By Staff | Apr 18, 2008

Estherville Lincoln Central fifth-graders had their D.A.R.E. graduation Thursday night. To receive their certificate, students wrote essays on why they wanted to remain free of drugs, alcohol, and tobacco. EDN photo by Michael Tidemann

Estherville Lincoln Central fifth-graders took a special D.A.R.E. Thursday night as they received their certificates of completion of the Drug Abuse Resistance Education program.

D.A.R.E. instructor Sonja Fagre, who taught D.A.R.E. while serving with the Estherville Police Department before taking a position as instructor with the Iowa Lakes Community College criminal justice program, returned this year to teach the D.A.R.E. program. She thanked Iowa Lakes Estherville campus Dean Mary Larscheid, EPD Chief Eric Milburn, and others for allowing her to share her time between the college and ELC.

It was very easy to see that Fagre’s heart is still with the D.A.R.E. program.
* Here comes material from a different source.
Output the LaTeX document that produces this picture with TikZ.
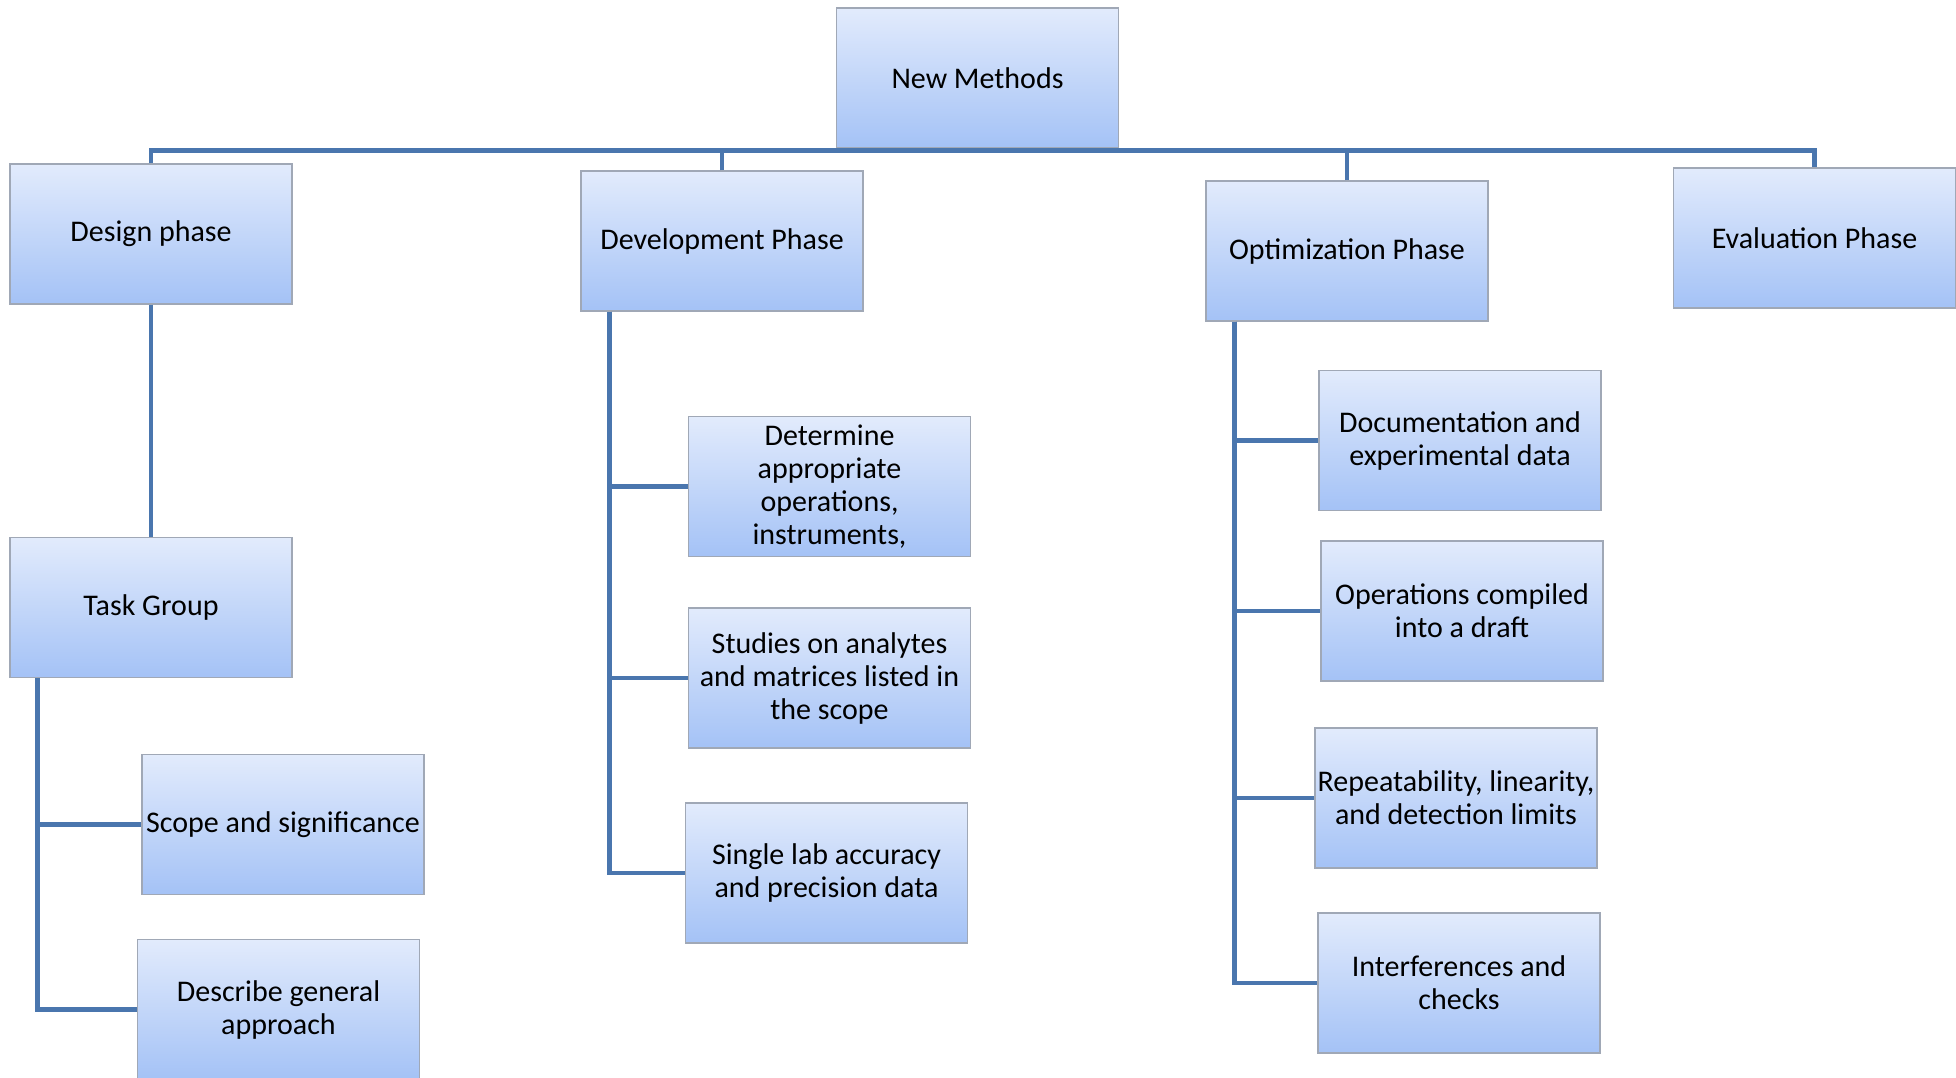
\documentclass[tikz,border=0pt]{standalone}
\usepackage{fontspec}
\setmainfont{Carlito}
\definecolor{boxtop}{RGB}{226,235,252}
\definecolor{boxbot}{RGB}{164,194,246}
\definecolor{boxline}{RGB}{160,168,182}
\definecolor{linec}{RGB}{74,118,174}
\begin{document}
\begin{tikzpicture}[x=1pt,y=-1pt,
  box/.style={draw=boxline, line width=1.2pt, top color=boxtop, bottom color=boxbot,
    minimum width=282pt, minimum height=140pt, align=center, inner sep=2pt,
    font=\fontsize{30}{33}\selectfont, text=black},
  conn/.style={draw=linec, line width=4.5pt}]
\useasboundingbox (0,0) rectangle (1956,1077);
\fill[white] (0,0) rectangle (1956,1077);
% nodes
\node[box] (nm)  at (977.5,78)   {New Methods};
\node[box] (dp)  at (151,234)    {Design phase};
\node[box] (dev) at (722,241)    {Development Phase};
\node[box] (opt) at (1347,251)   {Optimization Phase};
\node[box] (ev)  at (1814.5,238) {Evaluation Phase};
\node[box] (tg)  at (151,607.5)  {Task Group};
\node[box] (ss)  at (283,824.5)  {Scope and significance};
\node[box] (dga) at (278.5,1009.5) {Describe general\\approach};
\node[box] (det) at (829.5,486.5) {Determine\\appropriate\\operations,\\instruments,};
\node[box] (stu) at (829.5,678)  {Studies on analytes\\and matrices listed in\\the scope};
\node[box] (sla) at (826.5,873)  {Single lab accuracy\\and precision data};
\node[box] (doc) at (1460,440.5) {Documentation and\\experimental data};
\node[box] (ops) at (1462,611)   {Operations compiled\\into a draft};
\node[box] (rep) at (1456,798)   {Repeatability, linearity,\\and detection limits};
\node[box] (int) at (1459,983)   {Interferences and\\checks};
% bus
\coordinate (bus) at ([yshift=-2pt]nm.south);
\draw[conn] (dp.north) -- (dp.north |- bus) -- (ev.north |- bus) -- (ev.north);
\draw[conn] (dev.north) -- (dev.north |- bus);
\draw[conn] (opt.north) -- (opt.north |- bus);
% design
\draw[conn] (dp.south) -- (tg.north);
\coordinate (tgv) at ([xshift=28pt]tg.south west);
\draw[conn] (tgv) |- (dga.west);
\draw[conn] (tgv) |- (ss.west);
% development
\coordinate (dvv) at ([xshift=29pt]dev.south west);
\draw[conn] (dvv) |- (sla.west);
\draw[conn] (dvv) |- (det.west);
\draw[conn] (dvv) |- (stu.west);
% optimization
\coordinate (opv) at ([xshift=29pt]opt.south west);
\draw[conn] (opv) |- (int.west);
\draw[conn] (opv) |- (doc.west);
\draw[conn] (opv) |- (ops.west);
\draw[conn] (opv) |- (rep.west);
\end{tikzpicture}
\end{document}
“There are positive alternatives to drugs,” Fagre said. She then presented medals to the top D.A.R.E. essays written by Abby Erickson, Sadie Rosenboom, Yesenio Garcia, Katie Gruhlke, and Humberto Castillo.

Jeanette Lietz, ELC physical education instructor and sixth-highest all-time Iowa girls basketball scorer when she played with the Everly Cattlefeeders, asked students to write down three things they do well and more things, if possible. She said research shows that the more things you have on your list, the less you will engage in high-risk behaviors.

D.A.R.E. essay medal winners were Abby Erickson (5-4), Sadie Rosenboom (5-3), Yesenio Garcia (5-2), Katie Gruhlke (5-1), and Humberto Castillo (overall). EDN photo by Michael Tidemann

Lietz told students “natural highs last longer than artificial highs.”

She also told students to not be afraid of failure, quoting William West who said, “The greatest failure is the failure to try.”

Lietz also recalled that when Thomas Edison was asked whether he considered himself a failure after trying 1,500 times to create a light bulb before he succeeded, that Edison said he had learned 1,500 ways of not making a light bulb.

Giving a personal account of how to look failure straight in the eye and defeat it, Lietz recalled how in her sophomore year of high school her team was not supposed to beat a presumably far superior team. They did, though, and the Everly Cattlefeeders went on to win the state championship.

Lietz concluded with poem about trying. One verse said, “Once you stop trying your hardest, life is never the same.”